To see more examples, modify and run this R script that produced the figure. Its function f, defined at the outset, implements the construction of $f_{A,B}.$

#
# The columns of `A` are all data points.  The values of `I` are +/-1, indicating
# the subset each column belongs to.
#
f <- function(x, A, I) {
  d2 <- colSums((A-x)^2)
  j <- d2 == 0           # At most one point, assuming all points in `A` are unique
  if (sum(j) > 0)        # Avoids division by zero
    return(prod(d2[!j]) * prod(I[j])) 
  sum(I / d2) * prod(d2)
}
#
# Create random points and a random binary classification of them.
#
# set.seed(17)
d <- 2   # Dimensions                 
n <- 80  # total number of points
p <- 1/2 # Expected Fraction in `A`
A <- matrix(runif(d*n), d)
I <- sample(c(-1,1), ncol(A), replace=TRUE, prob=c(1-p, p))
#
# Check `f` by applying it to the data points and confirming it gives the
# correct signs.
#
I. <- sign(apply(A, 2, f, A=A, I=I))
if (!isTRUE(all.equal(I, I.))) stop("f does not work...")
#
# For plotting, compute values of `f` along a slice through the space.
#
slice <- rep(1/2, d-2) # Choose which slice to plot
X <- Y <- seq(-0.2, 1.2, length.out=201)
Z <- matrix(NA_real_, length(X), length(Y))
for (i in seq_along(X)) for (j in seq_along(Y)) 
    Z[i, j] <- f(c(X[i], Y[j], slice), A, I)
#
# Display a 2D plot.
#
image(X, Y, sign(Z), col=c("Gray", "White"), xaxt="n", yaxt="n", asp=1, bty="n",
      main="Polynomial separator of random points")
contour(X, Y, Z, levels=0, labels="", lwd=2, labcex=0.001, add=TRUE)
points(t(A), pch=ifelse(I==1, 19, 17), col=ifelse(I==1, "Red", "Blue"))

Answer 2

There are a few problems with your first paragraph which may make your question difficult to answer.

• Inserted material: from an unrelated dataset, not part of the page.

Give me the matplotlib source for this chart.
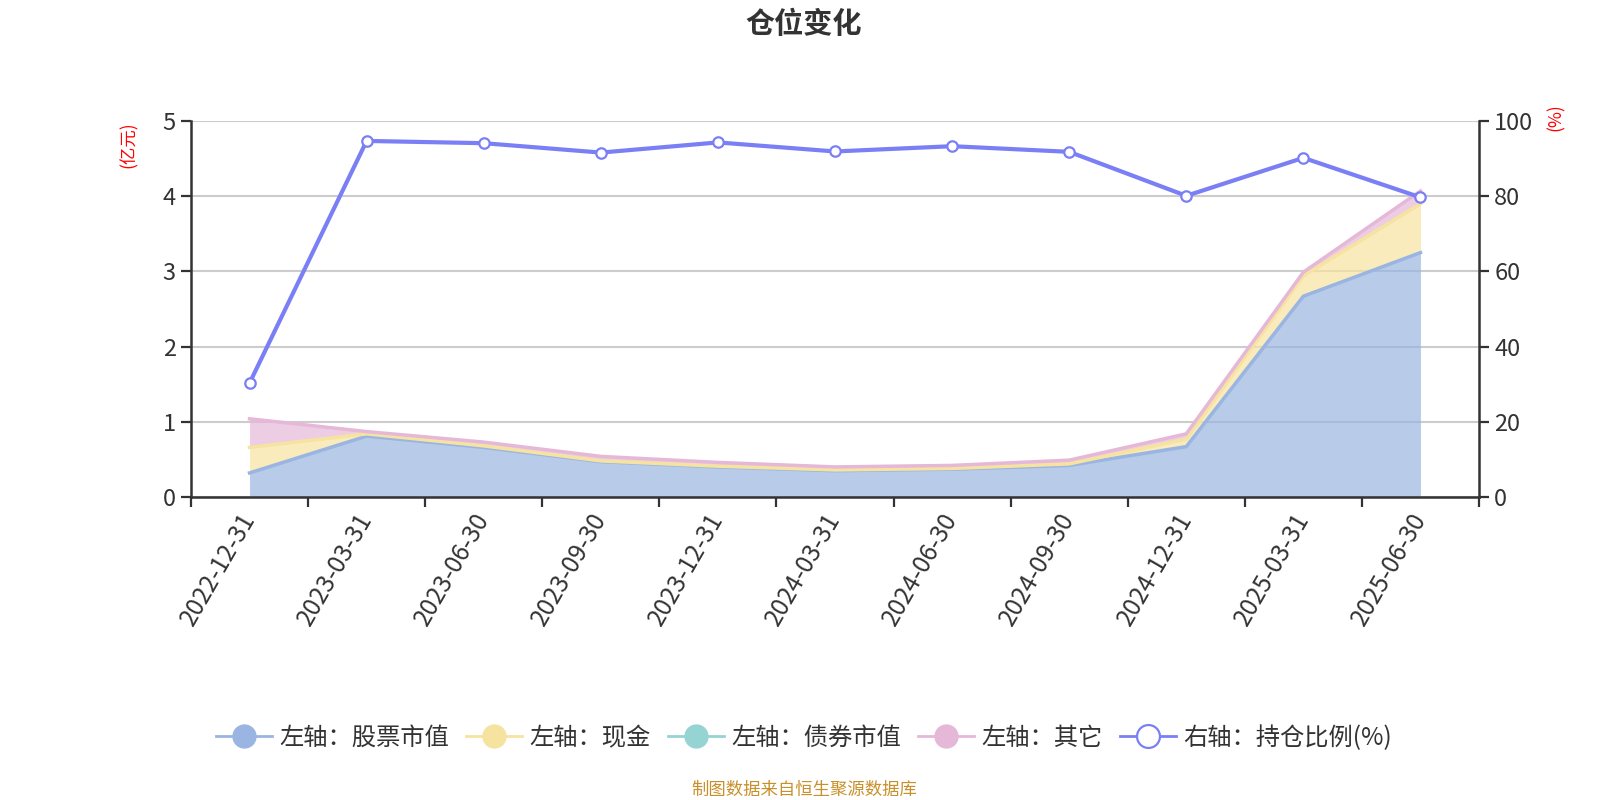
import numpy as np
import matplotlib
matplotlib.use("Agg")
import matplotlib.pyplot as plt
from matplotlib.lines import Line2D

plt.rcParams['font.family'] = ['Noto Sans CJK SC', 'DejaVu Sans']

dates = ['2022-12-31', '2023-03-31', '2023-06-30', '2023-09-30', '2023-12-31',
         '2024-03-31', '2024-06-30', '2024-09-30', '2024-12-31', '2025-03-31', '2025-06-30']
stock = [0.32, 0.81, 0.66, 0.47, 0.40, 0.35, 0.37, 0.42, 0.67, 2.67, 3.25]
cash = [0.34, 0.03, 0.02, 0.01, 0.01, 0.01, 0.01, 0.02, 0.10, 0.27, 0.65]
bond = [np.nan] * 11
other = [0.38, 0.03, 0.05, 0.06, 0.05, 0.04, 0.04, 0.05, 0.07, 0.05, 0.17]
ratio = [30.3, 94.7, 94.1, 91.6, 94.3, 91.9, 93.3, 91.8, 80.1, 90.2, 79.7]

names = ['左轴：股票市值', '左轴：现金', '左轴：债券市值', '左轴：其它', '右轴：持仓比例(%)']
line_colors = ['#9ab5e1', '#f7e3a0', '#96d3d3', '#e6b8d8']
ratio_color = '#7a7ff5'

fig = plt.figure(figsize=(16, 8), dpi=100)
ax = fig.add_axes([191/1600, 303/800, (1479-191)/1600, (497-121)/800])
ax2 = ax.twinx()

x = np.arange(len(dates))
base = np.zeros(len(dates))
for vals, c in zip([stock, cash, bond, other], line_colors):
    v = np.array(vals, dtype=float)
    filled = np.nan_to_num(v)
    top = base + filled
    if not np.all(np.isnan(v)):
        ax.fill_between(x, base, top, color=c, alpha=0.7, linewidth=0, zorder=2)
        ax.plot(x, top, color=c, linewidth=2.5, zorder=3, solid_joinstyle='round')
    base = top

ax2.plot(x, ratio, color=ratio_color, linewidth=3, marker='o', markersize=7.5,
         markerfacecolor='white', markeredgecolor=ratio_color, markeredgewidth=1.6, zorder=5)

ax.set_xlim(-0.5, len(dates) - 0.5)
ax.set_ylim(0, 5)
ax2.set_ylim(0, 100)
ax.set_yticks([0, 1, 2, 3, 4, 5])
ax2.set_yticks([0, 20, 40, 60, 80, 100])

ax.set_xticks(np.arange(-0.5, len(dates), 1.0))
ax.set_xticklabels([])
ax.set_xticks(x, minor=True)
ax.set_xticklabels(dates, minor=True, rotation=60, ha='right', va='center',
                   rotation_mode='anchor', fontsize=17.5, color='#333333')
ax.tick_params(axis='x', which='minor', length=0, pad=13)
ax.tick_params(axis='x', which='major', length=7, width=1.6, color='#333333')
ax.tick_params(axis='y', length=7, width=1.6, color='#333333', labelsize=17,
               labelcolor='#333333', pad=4)
ax2.tick_params(axis='y', length=7, width=1.6, color='#333333', labelsize=17,
                labelcolor='#333333', pad=4)

ax.grid(axis='y', color='#cccccc', linewidth=1.5, zorder=0)
ax.set_axisbelow(True)
for a in (ax, ax2):
    a.spines['top'].set_visible(False)
    for s in ('left', 'right', 'bottom'):
        a.spines[s].set_color('#333333')
        a.spines[s].set_linewidth(1.8)
ax.spines['right'].set_visible(False)
ax2.spines['left'].set_visible(False)
ax2.spines['bottom'].set_visible(False)

fig.text(804/1600, 1 - 24/800, '仓位变化', ha='center', va='center',
         fontsize=21, fontweight='bold', color='#333333')
fig.text(129/1600, 1 - 145/800, '(亿元)', ha='center', va='center', rotation=90,
         fontsize=12.5, color='red')
fig.text(1556/1600, 1 - 117/800, '(%)', ha='center', va='center', rotation=90,
         fontsize=12.5, color='red')
fig.text(804/1600, 1 - 790/800, '制图数据来自恒生聚源数据库', ha='center', va='center',
         fontsize=12.5, color='#c8902a')

handles = []
for c in line_colors:
    handles.append(Line2D([0], [0], color=c, linewidth=2, marker='o', markersize=16.5,
                          markerfacecolor=c, markeredgecolor=c))
handles.append(Line2D([0], [0], color=ratio_color, linewidth=2, marker='o', markersize=16.5,
                      markerfacecolor='white', markeredgecolor=ratio_color, markeredgewidth=1.6))
fig.legend(handles, names, loc='center', bbox_to_anchor=(804/1600, 1 - 738/800), ncol=5,
           frameon=False, fontsize=17.5, handlelength=2.3, handletextpad=0.3,
           columnspacing=0.72, labelcolor='#333333')

fig.savefig('out.png', dpi=100)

We know that a polynomial can approximate any function.

Can it? If you're referring to a Taylor polynomial, then the function must be smooth. Not every function is a smooth function.

In binary logistic regression we're trying to fit a decision boundary to our data.

This isn't true. Logistic regression seeks to estimate the coefficients for a model

$$ p(x) = \dfrac{1}{1 + \exp(-x^T\beta)} $$

There is no decision boundary here, and any cut off is imposed post facto.